* start *

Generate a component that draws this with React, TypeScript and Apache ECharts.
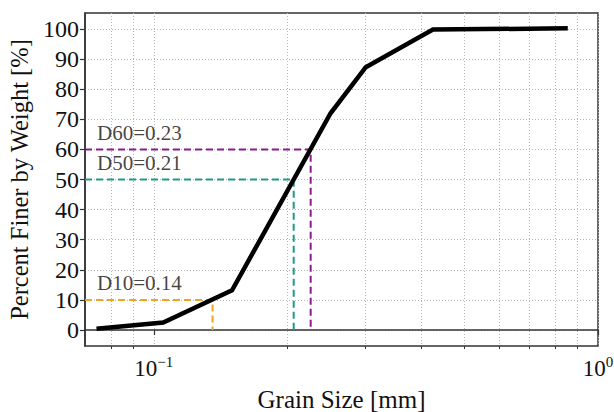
import React, { useEffect, useRef } from "react";
import * as echarts from "echarts";

// Grain size distribution (mm, % finer)
const grainSizes = [0.0743, 0.105, 0.15, 0.25, 0.3, 0.425, 0.855];
const percentFiner = [0.4, 2.5, 13.2, 72, 87.3, 99.8, 100.2];

// Characteristic diameters
const dNames = ["D60", "D50", "D10"];
const dPercents = [60, 50, 10];
const dValues = [0.2255, 0.2065, 0.1356];
const dLabels = ["D60=0.23", "D50=0.21", "D10=0.14"];
const dColors = ["#8b1c8b", "#1f9a8a", "#f5a21e"];

// Axis ticks
const yTicks = [0, 10, 20, 30, 40, 50, 60, 70, 80, 90, 100];
const xMajorTicks = [0.1, 1];
const xMinorTicks = [0.08, 0.09, 0.2, 0.3, 0.4, 0.5, 0.6, 0.7, 0.8, 0.9];
const xMin = 0.07;
const xMax = 1;

const FONT = "'Liberation Serif', 'Times New Roman', serif";
const TEXT = "#111111";
const SPINE = "#333333";
const GRID = "#b5b5b5";

export default function App() {
  const ref = useRef<HTMLDivElement>(null);

  useEffect(() => {
    document.body.style.margin = "0";
    if (!ref.current) return;
    const chart = echarts.init(ref.current, null, { renderer: "svg" });

    const dSeries: any[] = [];
    dNames.forEach((name, i) => {
      dSeries.push({
        name,
        type: "line",
        xAxisIndex: 0,
        data: [
          [xMin, dPercents[i]],
          [dValues[i], dPercents[i]],
          [dValues[i], 0],
        ],
        symbol: "none",
        lineStyle: { color: dColors[i], width: 2, type: [7, 4] },
        z: 3,
      });
      dSeries.push({
        name: name + "-label",
        type: "scatter",
        xAxisIndex: 0,
        data: [[0.0745, dPercents[i] + 5.5]],
        symbolSize: 0,
        label: {
          show: true,
          position: "right",
          distance: 0,
          formatter: dLabels[i],
          fontFamily: FONT,
          fontSize: 21,
          color: TEXT,
        },
        z: 5,
      });
    });

    const option: any = {
      animation: false,
      backgroundColor: "#ffffff",
      grid: {
        left: 85,
        right: 16,
        top: 13,
        bottom: 66,
        containLabel: false,
        outerBoundsMode: "none",
        show: true,
        borderColor: SPINE,
        borderWidth: 1.5,
        backgroundColor: "transparent",
      },
      xAxis: [
        {
          type: "log",
          logBase: 10,
          min: xMin,
          max: xMax,
          position: "bottom",
          name: "Grain Size [mm]",
          nameLocation: "middle",
          nameGap: 41,
          nameTextStyle: { fontFamily: FONT, fontSize: 25, color: TEXT },
          axisLine: { show: true, lineStyle: { color: SPINE, width: 1.5 } },
          axisTick: {
            show: true,
            customValues: xMajorTicks,
            length: 5,
            lineStyle: { color: SPINE, width: 1.2 },
          },
          axisLabel: {
            show: true,
            customValues: xMajorTicks,
            showMaxLabel: true,
            showMinLabel: true,
            margin: 8,
            formatter: (v: number) => {
              const e = Math.round(Math.log10(v));
              return "{b|10}{s|" + (e < 0 ? "\u2212" + Math.abs(e) : String(e)) + "}";
            },
            rich: {
              b: { fontFamily: FONT, fontSize: 23, color: TEXT },
              s: {
                fontFamily: FONT,
                fontSize: 15,
                color: TEXT,
                padding: [0, 0, 14, 0],
              },
            },
          },
          splitLine: {
            show: true,
            lineStyle: { color: GRID, width: 1, type: [1, 2] },
          },
        },
        {
          type: "log",
          logBase: 10,
          min: xMin,
          max: xMax,
          position: "bottom",
          axisLine: { show: false },
          axisTick: {
            show: true,
            customValues: xMinorTicks,
            length: 3,
            lineStyle: { color: SPINE, width: 1 },
          },
          axisLabel: { show: false },
          splitLine: {
            show: true,
            lineStyle: { color: GRID, width: 1, type: [1, 2] },
          },
        },
      ],
      yAxis: {
        type: "value",
        min: -5.3,
        max: 105.3,
        name: "Percent Finer by Weight [%]",
        nameLocation: "middle",
        nameGap: 52,
        nameTextStyle: { fontFamily: FONT, fontSize: 24.5, color: TEXT },
        axisLine: { show: true, lineStyle: { color: SPINE, width: 1.5 } },
        axisTick: {
          show: true,
          customValues: yTicks,
          length: 5,
          lineStyle: { color: SPINE, width: 1.2 },
        },
        axisLabel: {
          customValues: yTicks,
          fontFamily: FONT,
          fontSize: 24,
          color: TEXT,
          margin: 6,
        },
        splitLine: {
          show: true,
          lineStyle: { color: GRID, width: 1, type: [1, 2] },
        },
      },
      series: [
        ...dSeries,
        {
          name: "PSD",
          type: "line",
          xAxisIndex: 0,
          data: grainSizes.map((g, i) => [g, percentFiner[i]]),
          symbol: "none",
          lineStyle: { color: "#000000", width: 4.5, join: "miter" },
          z: 4,
        },
      ],
    };

    chart.setOption(option);
    return () => chart.dispose();
  }, []);

  return <div ref={ref} style={{ width: 614, height: 412 }} />;
}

* end *

*Request*.
Would you reproduce the lines above, from the very first through the line containing "const xMax = 1;", exactly and without the pictures?

*Written solution*.
Generate a component that draws this with React, TypeScript and Apache ECharts.
import React, { useEffect, useRef } from "react";
import * as echarts from "echarts";

// Grain size distribution (mm, % finer)
const grainSizes = [0.0743, 0.105, 0.15, 0.25, 0.3, 0.425, 0.855];
const percentFiner = [0.4, 2.5, 13.2, 72, 87.3, 99.8, 100.2];

// Characteristic diameters
const dNames = ["D60", "D50", "D10"];
const dPercents = [60, 50, 10];
const dValues = [0.2255, 0.2065, 0.1356];
const dLabels = ["D60=0.23", "D50=0.21", "D10=0.14"];
const dColors = ["#8b1c8b", "#1f9a8a", "#f5a21e"];

// Axis ticks
const yTicks = [0, 10, 20, 30, 40, 50, 60, 70, 80, 90, 100];
const xMajorTicks = [0.1, 1];
const xMinorTicks = [0.08, 0.09, 0.2, 0.3, 0.4, 0.5, 0.6, 0.7, 0.8, 0.9];
const xMin = 0.07;
const xMax = 1;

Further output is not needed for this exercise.